The first one "220" has a nice discussion, in particular a comment by pfdietz:
> It increases the rate of production of neutral antihydrogen from antiprotons and positrons by a factor of 8. It doesn't increase the efficiency of production of antiprotons, which is the extremely inefficient, energy intensive part.
This piece argues that antimatter could be feasible for space propulsion and we could start developing it now: https://news.ycombinator.com/item?id=46073414
If you can electromagnetically trap enough antimatter to use it as fuel you could as well trap a miniature charged black hole that can be fed regular matter to produce power, which skips the whole inefficient part of making antimatter.

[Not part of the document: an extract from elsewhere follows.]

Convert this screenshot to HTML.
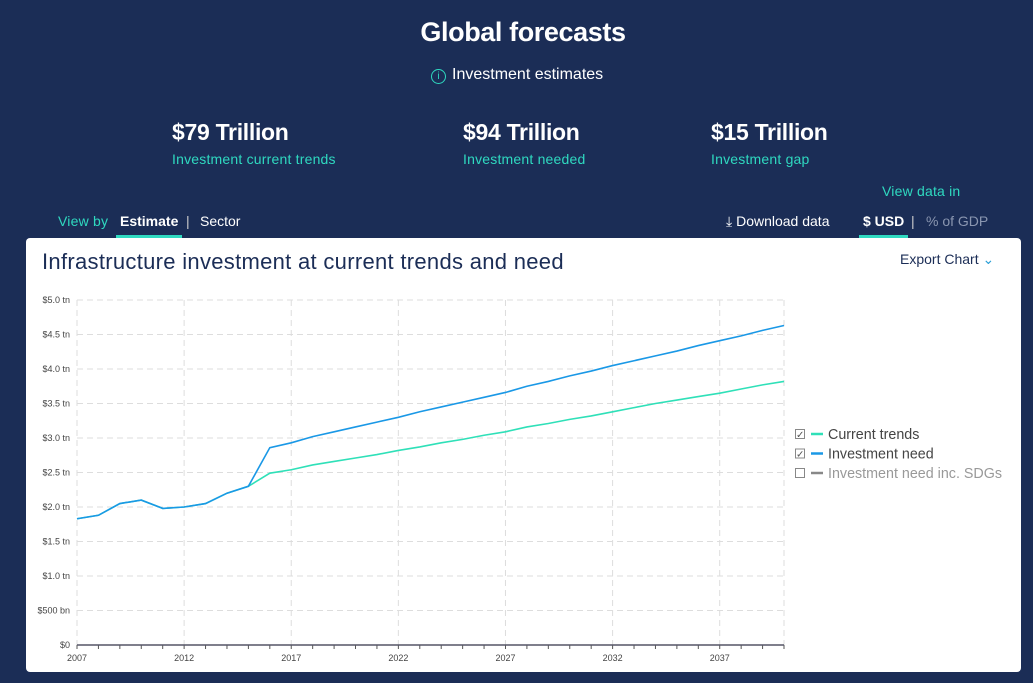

Miniature black holes would just evaporate. Antimatter wouldn't.
Not before efficiently converting a large amount of mass into usable energy.
Depends. Do we know how to obtain a miniature black hole?
There have been several proposals. This paper proposes a feasable mechanism[1]:
-"a SBH could be artificially created by firing a huge number of gamma rays from a spherically converging laser. The idea is to pack so much energy into such a small space that a BH will form."
There’s a recent paper on the formation of such a “kugelblitz”; it’s argued to be unfeasible.
> a miniature charged black hole that can be fed regular matter to produce power,
What form of power and through what principle?
Hawking radiation, I think. Yes, this is at best speculatively feasible.
There was also a great episode on antimatter engines recently by PBS Space Time.